BEGA, India -- Deshraj Choudhary, who lives in the village of Bega, on the Indian side of the border separating Jammu and Kashmir from Pakistan-controlled Kashmir, is both hopeful and apprehensive.
Choudhary has witnessed more than three decades of violence in this troubled region. After a recent pledge by India and Pakistan to bring peace to the border, he wants to believe in change but is uncertain that it can happen.
"There is always destruction on both sides, mostly [inflicted on] the civilians," Choudhary, 64, told Nikkei Asia, as he stood outside his home. The former inspector of border security forces recalls seeing relatives and neighbors killed in the long-running conflict. "I remember that a shell fell on a house in my neighborhood and my relatives, both the husband and wife, died on the spot."
The Jammu and Kashmir region has been a disputed territory and the main bone of contention between India and Pakistan since the two countries gained independence in 1947. The question of who should rule here has sparked three major wars and smaller one called the Kargil war.
Apart from large-scale military operations, there has been sporadic cross-border shelling. The latest incident, in November last year, killed 11 people, including six civilians, and wounded eight civilians on India's of side of Line of Control, the de facto border.
On Feb. 25, India and Pakistan issued a rare joint statement announcing a new cease-fire, saying: "[I]n the interest of achieving mutually beneficial and sustainable peace along the borders, [the chiefs of military operations] agreed to address each other's core issues and concerns, which have a propensity to disturb peace and lead to violence." Both sides also agreed to follow the 2003 cease-fire agreement -- a deal reached between then-Indian Prime Minister Manmohan Singh and Pervez Musharraf, Pakistan's president at the time, four years after the Kargil war.
Choudhary is skeptical. "They keep on agreeing on such statements, but it makes no difference. ... Many people have been injured here and died as well," he said, but adding, hopefully, that if the agreement is truly followed by the both sides, "We may live in peace, finally."
Choudhary is not alone in wondering whether the cease-fire can last, and the consequences of the violence are visible on the faces of the residents, who have been at the forefront of the hostility. "We have been hearing about these cease-fire agreements for a long time now, but it doesn't make a difference now," said Darshan Devi, 60, a lifelong resident of Abdulia, another village near the border. "They always say that, but end up violating the agreements," she said, as she baked bread at her small shop in the village.
"There is always a fear that we may get killed, and we have been living with that fear for our lives. We don't have any peace here," said Devi, who has never known calm in the border region.

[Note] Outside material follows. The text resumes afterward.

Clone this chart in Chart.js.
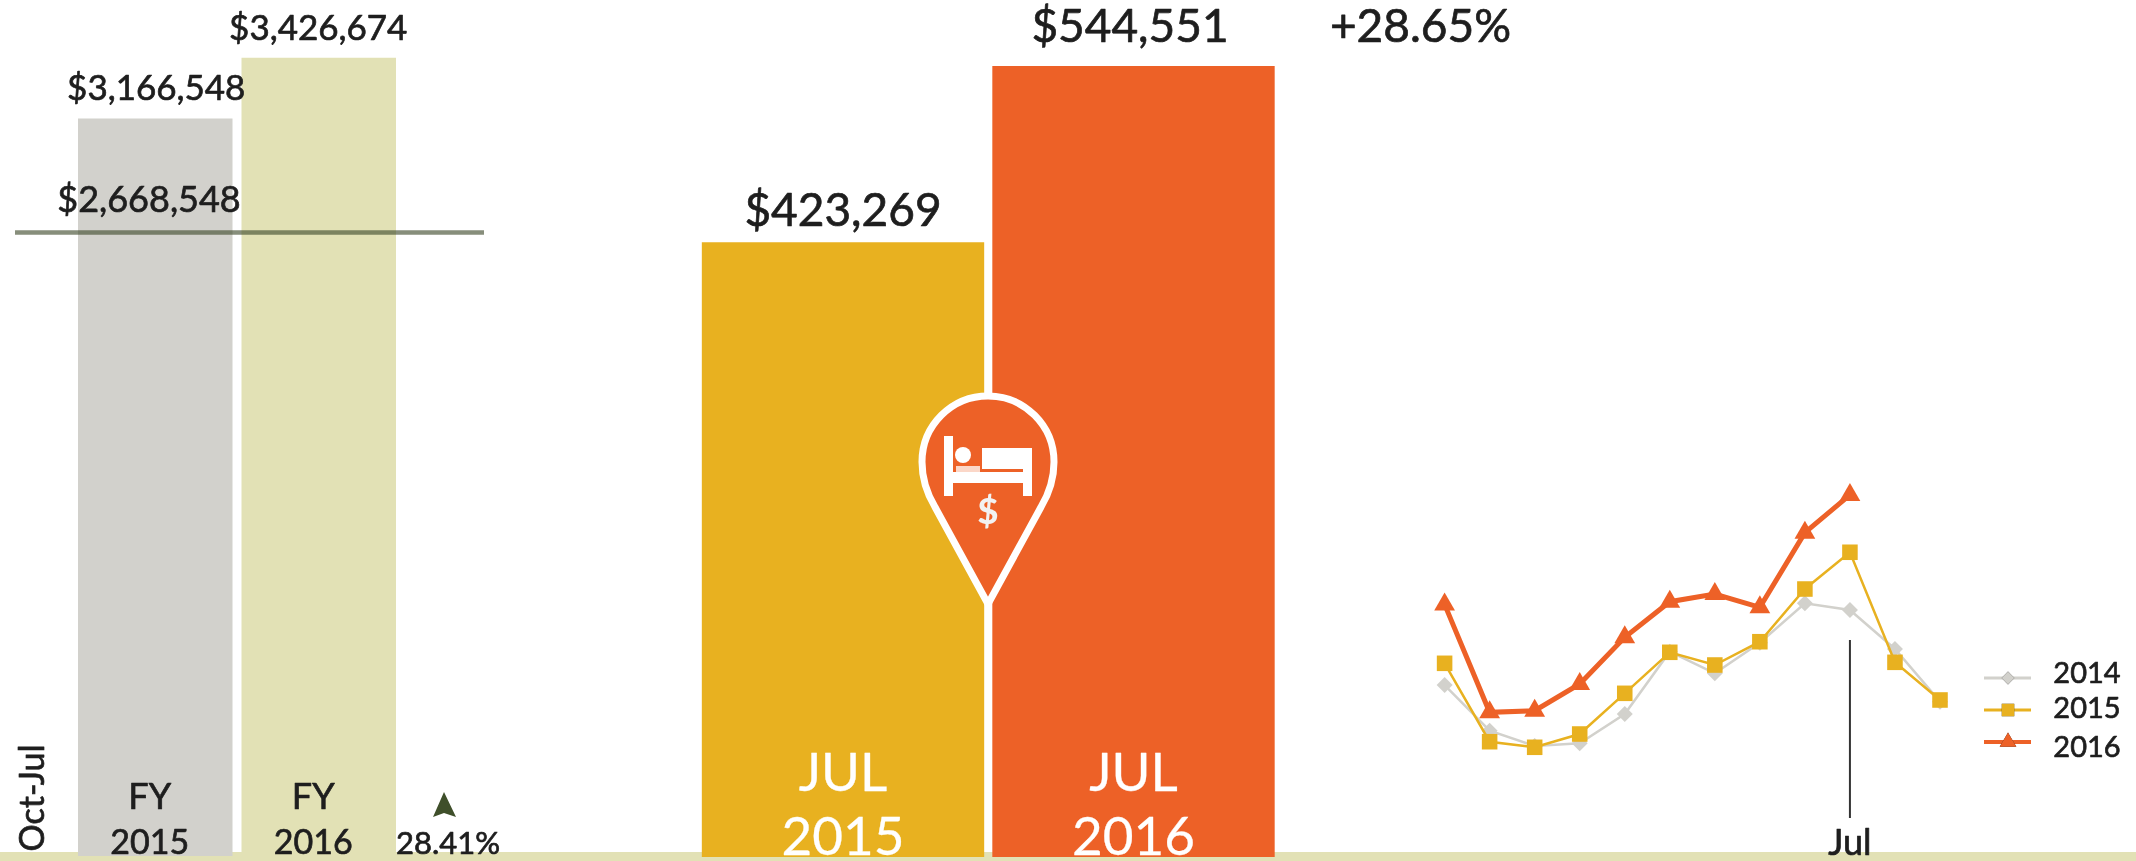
<!DOCTYPE html>
<html><head><meta charset="utf-8">
<script src="https://cdn.jsdelivr.net/npm/chart.js@4/dist/chart.umd.min.js"></script>
<style>
html,body{margin:0;padding:0;background:#fff;width:2136px;height:861px;overflow:hidden}
canvas,svg,#ground{position:absolute;left:0;top:0}
#ground{top:852px;width:2136px;height:9px;background:#E2E1B5}
</style></head><body>
<div id="ground"></div>
<canvas id="fy" width="2136" height="861"></canvas>
<canvas id="jul" width="2136" height="861"></canvas>
<canvas id="trend" width="2136" height="861"></canvas>
<svg width="2136" height="861" viewBox="0 0 2136 861">
  <g transform="translate(0,4)">
  <path d="M988 600 L935 503 C926 488 922 474 922 458 A66 66 0 1 1 1054 458 C1054 474 1050 488 1041 503 Z" fill="#ED6127" stroke="#fff" stroke-width="7" stroke-linejoin="round"/>
  <g fill="#fff">
    <rect x="944" y="432" width="9" height="60"/>
    <rect x="1023" y="444" width="9" height="48"/>
    <rect x="953" y="468" width="70" height="11"/>
    <rect x="982" y="444" width="41" height="21"/>
    <circle cx="963" cy="451" r="8"/>
    <rect x="956" y="462" width="24" height="6" opacity=".75"/>
  </g>
  <text x="988" y="520" font-family="Lato" font-weight="900" font-size="36" text-anchor="middle" fill="#f2f2f2">$</text>
  </g>
</svg>
<script>
const fyCategories = ["FY 2015", "FY 2016"];
const fyValues = [3166548, 3426674];
const fyTarget = 2668548;
const fyChange = "28.41%";
const periodLabel = "Oct-Jul";

const julCategories = ["JUL 2015", "JUL 2016"];
const julValues = [423269, 544551];
const julChange = "+28.65%";

const months = ["Oct","Nov","Dec","Jan","Feb","Mar","Apr","May","Jun","Jul","Aug","Sep"];
const series2014 = [142400,45700,13300,19000,81000,212900,167200,231900,315300,301100,218600,107100];
const series2015 = [188300,22400,10600,38700,124800,211600,184700,234000,345500,423269,190400,110700];
const series2016 = [313000,84600,88100,144500,243300,318700,335000,306800,464700,544551];

const FONT = "Lato, sans-serif";
const INK = "#1e1e1e";
const C = {grey:"#D2D1CC", khaki:"#E2E1B5", gold:"#E8B120", orange:"#ED6127", olive:"#3F4F2A"};
Chart.defaults.animation = false;
Chart.defaults.responsive = false;
Chart.defaults.devicePixelRatio = 1;
Chart.defaults.plugins.legend.display = false;
Chart.defaults.plugins.tooltip.enabled = false;
Chart.defaults.events = [];

function put(ctx, s, x, y, size, color) {
  ctx.font = "400 " + size + "px " + FONT;
  ctx.fillStyle = color || INK;
  ctx.textAlign = "center";
  ctx.textBaseline = "alphabetic";
  ctx.fillText(s, x, y);
  ctx.strokeStyle = color || INK;
  ctx.lineWidth = color ? 0.3 : 0.7;
  ctx.lineJoin = "round";
  ctx.strokeText(s, x, y);
}
function hiddenScales(max, offset) {
  return {
    x: {display:false, offset:offset},
    y: {display:false, min:0, max:max}
  };
}

new Chart(document.getElementById("fy"), {
  type:"bar",
  data:{labels:fyCategories, datasets:[{data:fyValues, backgroundColor:[C.grey,C.khaki],
    barPercentage:0.945, categoryPercentage:1}]},
  options:{
    layout:{padding:{left:73.5, right:2136-400.5, top:0, bottom:5}},
    scales:hiddenScales(3675000, true)
  },
  plugins:[{id:"fyNotes", afterDatasetsDraw(ch){
    const c=ch.ctx, xs=ch.scales.x, ys=ch.scales.y;
    const yT=ys.getPixelForValue(fyTarget)-2;
    c.save();
    c.strokeStyle="rgba(62,72,42,.62)"; c.lineWidth=4.5;
    c.beginPath(); c.moveTo(15,yT); c.lineTo(484,yT); c.stroke();
    put(c,"$"+fyTarget.toLocaleString("en-US"),149,yT-20,36);
    fyValues.forEach((v,i)=>{
      const x=xs.getPixelForValue(i), y=ys.getPixelForValue(v);
      put(c,"$"+v.toLocaleString("en-US"),x+(i?-0.5:1),y-18,35);
      const [a,b]=fyCategories[i].split(" ");
      put(c,a,x-5.5,809,36);
      put(c,b,x-5.5,854,34);
    });
    put(c,fyChange,448,854,31);
    c.fillStyle=C.olive;
    c.beginPath(); c.moveTo(444,792); c.lineTo(456,817); c.lineTo(444,813); c.lineTo(433,817); c.closePath(); c.fill();
    c.translate(44,798); c.rotate(-Math.PI/2);
    put(c,periodLabel,0,0,34);
    c.restore();
  }}]
});

new Chart(document.getElementById("jul"), {
  type:"bar",
  data:{labels:julCategories, datasets:[{data:julValues, backgroundColor:[C.gold,C.orange],
    barPercentage:0.972, categoryPercentage:1}]},
  options:{
    layout:{padding:{left:697.75, right:2136-1278.75, top:0, bottom:4}},
    scales:hiddenScales(590000, true)
  },
  plugins:[{id:"julNotes", afterDatasetsDraw(ch){
    const c=ch.ctx, xs=ch.scales.x, ys=ch.scales.y;
    c.save();
    julValues.forEach((v,i)=>{
      const x=xs.getPixelForValue(i), y=ys.getPixelForValue(v);
      put(c,"$"+v.toLocaleString("en-US"),i?x-3.5:x,y-(i?24:16),46);
      const [a,b]=julCategories[i].split(" ");
      put(c,a,x,791,53,"#fff");
      put(c,b,x,855,53,"#fff");
    });
    put(c,julChange,1420.5,42,46);
    c.restore();
  }}]
});

const lineSets = [
  {label:"2014", data:series2014, borderColor:C.grey, backgroundColor:C.grey, borderWidth:2.5, pointStyle:"rectRot", pointRadius:8, order:3, clip:false},
  {label:"2015", data:series2015, borderColor:C.gold, backgroundColor:C.gold, borderWidth:2.5, pointStyle:"rect", pointRadius:11, order:2, clip:false},
  {label:"2016", data:series2016, borderColor:C.orange, backgroundColor:C.orange, borderWidth:5, pointStyle:"triangle", pointRadius:12, order:1, clip:false}
];
const legendRows = [678,710,742];
const legendText = [683,718,757];
new Chart(document.getElementById("trend"), {
  type:"line",
  data:{labels:months, datasets:lineSets.map(d=>({...d, pointBorderWidth:0, tension:0}))},
  options:{
    layout:{padding:{left:1444.6, right:196, top:460, bottom:108.7}},
    scales:hiddenScales(618500, false)
  },
  plugins:[{id:"trendNotes", afterDatasetsDraw(ch){
    const c=ch.ctx, xJ=ch.scales.x.getPixelForValue(months.indexOf("Jul"));
    c.save();
    c.strokeStyle="#333"; c.lineWidth=2;
    c.beginPath(); c.moveTo(xJ,640); c.lineTo(xJ,818); c.stroke();
    put(c,"Jul",xJ,855,36);
    lineSets.forEach((d,i)=>{
      const y=legendRows[i];
      c.strokeStyle=d.borderColor; c.lineWidth=d.borderWidth<3?3:4;
      c.beginPath(); c.moveTo(1984,y); c.lineTo(2031,y); c.stroke();
      Chart.helpers.drawPoint(c,{pointStyle:d.pointStyle, radius:d.pointRadius*0.8, rotation:0, borderWidth:0},2008,y);
      c.fillStyle=d.backgroundColor; c.fill();
      put(c,d.label,2087,legendText[i],29);
    });
    c.restore();
  }}]
});
</script>
</body></html>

G. Kishan Reddy, India's deputy minister of home affairs, recently said a total of 10,752 cease-fire violations have taken place along India's border with Pakistan in the last three years, in which 72 security personnel and 70 civilians were killed.
Last year alone, Indian authorities say there were more than 5,000 violations, while Pakistan's Foreign Ministry puts the tally at "3,097 cease-fire violations, resulting in 28 deaths and 257 injuries to the civilian population."
Security experts welcome the latest effort to put a cease-fire in place between the archrivals. But they, too, are cautious over its prospects, given past failures.
"It is an extremely uncertain situation," Ajai Sahni, a security expert and executive director of the Institute for Conflict Management in New Delhi, told Nikkei Asia. "What has happened right now is that the directors general of military operations of both countries [have] agreed to honor the cease-fire agreement of 2003 again," Sahni said, adding, "Now it remains to be seen whether it will hold or not."
There are reasons to be skeptical that the latest outbreak of tranquillity will endure. In December 2013, top military officials from the two sides reached an agreement to "maintain the sanctity and cease-fire on the Line of Control." But from 2014 onward, tensions along the border continued to rise. In 2018, the tensions ratcheted higher and another agreement was reached to "fully implement the Ceasefire Understanding of 2013." But again, it survived only for a couple of months.
Pravin Sawhney, another security expert based in New Delhi, calls the agreement between the two countries "a very positive and good development," as both sides "have to first sit down at the table." But he is also doubtful and said it is "premature to say what will happen next."
Back in Bega, Usha Choudhary, who was brought up in the village but moved to New Delhi with her family due to cross-border tensions, speaks for many: "I spend most of the time in [New] Delhi and we live there. I rarely visit here, and whenever I do, there is always the fear that something may happen," Usha said, adding that life along the border is never easy.